DeCamp v. Graupner

Smith, J.

On March 4, 1920, appellant purchased from appellee a house and lot for $5,700, making a cash payment of $700, and executing a number of notes for $100 each, payable one each month, and, in addition, assumed the payment of an outstanding mortgage. He made the payments due in May and June, but declined to make the July payment, contending that a fraud had been practiced upon him.- He brought suit in the chancery court, asking for a rescission, but, as appellee had sold the notes, appellant surrendered the premises and brought suit for damages for the alleged fraud.

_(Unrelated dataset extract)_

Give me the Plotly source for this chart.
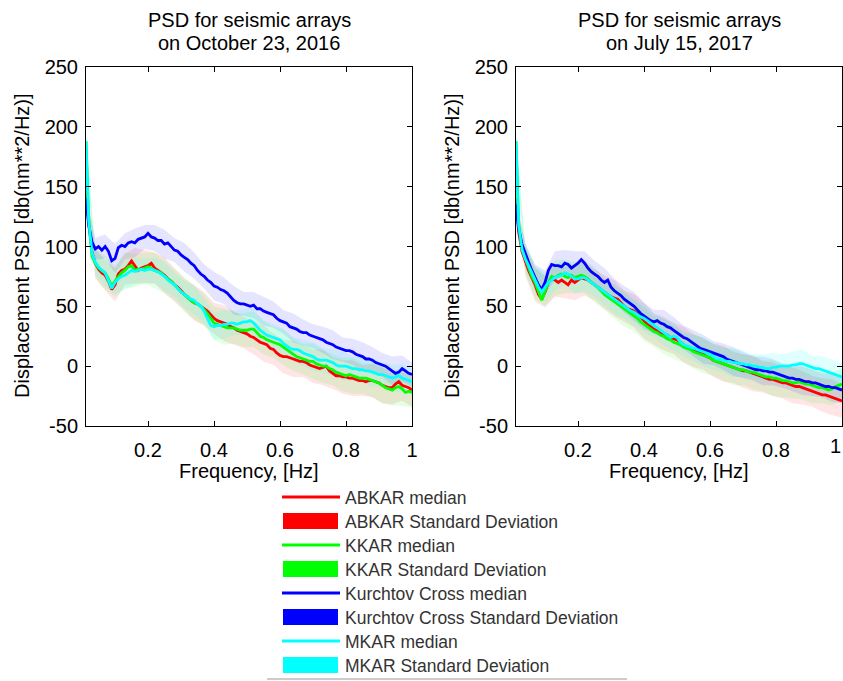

Appellant testified that Mrs. Gill, tho saleswoman, showed the house to him and his wife at night, and made a number of representations in regard to it which induced him to ¡buy, but which were in fact false. In the course of this testimony he stated what Mrs. Gill had said about the house, and objection was made to this testimony on the ground that Mrs. Gill’s agency had not been shown. Mrs. 'Gill was then called, and her testimony was objected to on the same ground, and she was told to stand aside, and appellee’s husband was called, and he was asked about his own agency, with the obvious purpose of proving Mrs. Gill’s agency to show the property to prospective purchasers. An objection was made to the first question asked this witness, and the court ruled that “you cannot establish a subagency, or the delegation of authority, by the testimony of either the agent or the delegated agent.”

Appellant then offered in evidence the answer appellee had filed in the suit for the rescission of the contract, in which she admitted that her husband was her authorized agent in negotiating and selling the property, but an objection to this admission was made and sustained.

This exhausted appellant’s proof, and the court thereupon directed a verdict in appellee’s favor, from which is this appeal.

The court erred in its ruling excluding testimony. The existence of an agency cannot be shown by proving the acts and declarations of the agent, but the agent may himself testify in regard to his agency and the extent of his authority. The court should therefore have allowed appellant to examine both appellee’s husband and Mrs. Gill concerning their agency.

The court should also have admitted in evidence the answer in the rescission suit as an admission tending to prove her husband’s agency. Valley Planting Co. v. Wise, 93 Ark. 1.

Appellant also insists that, inasmuch as Mrs. Gill sold the property to him, appellee, by executing the deed, ratified all the alleged false representations made by her in the course of the negotiations leading up to the sale. This may or may not be true, but, inasmuch as the court did not admit the testimony showing the existence of Mrs. Gill’s agency, or the extent of her authority, we can only lay down a few general principles of the law of agency for the guidance of the court on the retrial of the cause, which must be ordered.

One is liable for the fraud and misrepresentation of his agent within the scope of the agent’s employment, and this is true whether the principal authorized or had knowledge thereof or not. See article on Principal and Agent in 21 R. C. L., p. 850, and cases cited in the footnotes. In section 38 of the same article, p. 860, it is said: “It is a general rule that, in all cases of delegated authority, where personal trust or confidence is reposed in the agent, and especially where the exercise and application of the power is made subject to his judgment or discretion, the authority is purely personal, and cannot be delegated to another, unless there is a special power of substitution, either express or necessarily implied. * * * He may, however, as a general thing, employ others to assist him in the purely .ministerial and unimportant details- of his duty. And their acts, when done in his name and recognized by him, either specially or according to his usual mode of dealing with them, are regarded as his acts, and as such binding on his principal. Furthermore, authority to employ subagents or assistants -may be inferred in the absence of an express authorization, wherever there is a necessity therefor or the employment 'of subagents is usual and customary.” The annotated cases cited in the note to the text quoted collect many cases which support the text. See also Roach v. Rector, 93 Ark. 521.

The question of ratification may not enter into the case after it has been fully developed. If the testimony shows that Mrs. Gill was appellee’s agent, and if, acting within the scope of her employment, she made false and’ fraudulent representations in regard to the property, then appellee is responsible therefor, but the responsibility arises out of the general principles of agency stated above, and not by way of ratification. On the other hand, if Mrs. Gill was not appellee’s agent when she made the false representations inducing the sale, if she made them, but became appellee’s agent before the sale was made, then appellee would not be liable therefor, unless she had knowledge thereof when she executed the deed, for knowledge is essential to ratification.

But we proceed no further with this discussion, as we do not know what details will develop when appellant is permitted to examine appellee’s husband and Mrs, Gill in regard to their agency.

For the errors in refusing to permit the examination of these witnesses, and in excluding the answer filed in the rescission suit, the judgment is reversed and the cause will be remanded for a new trial.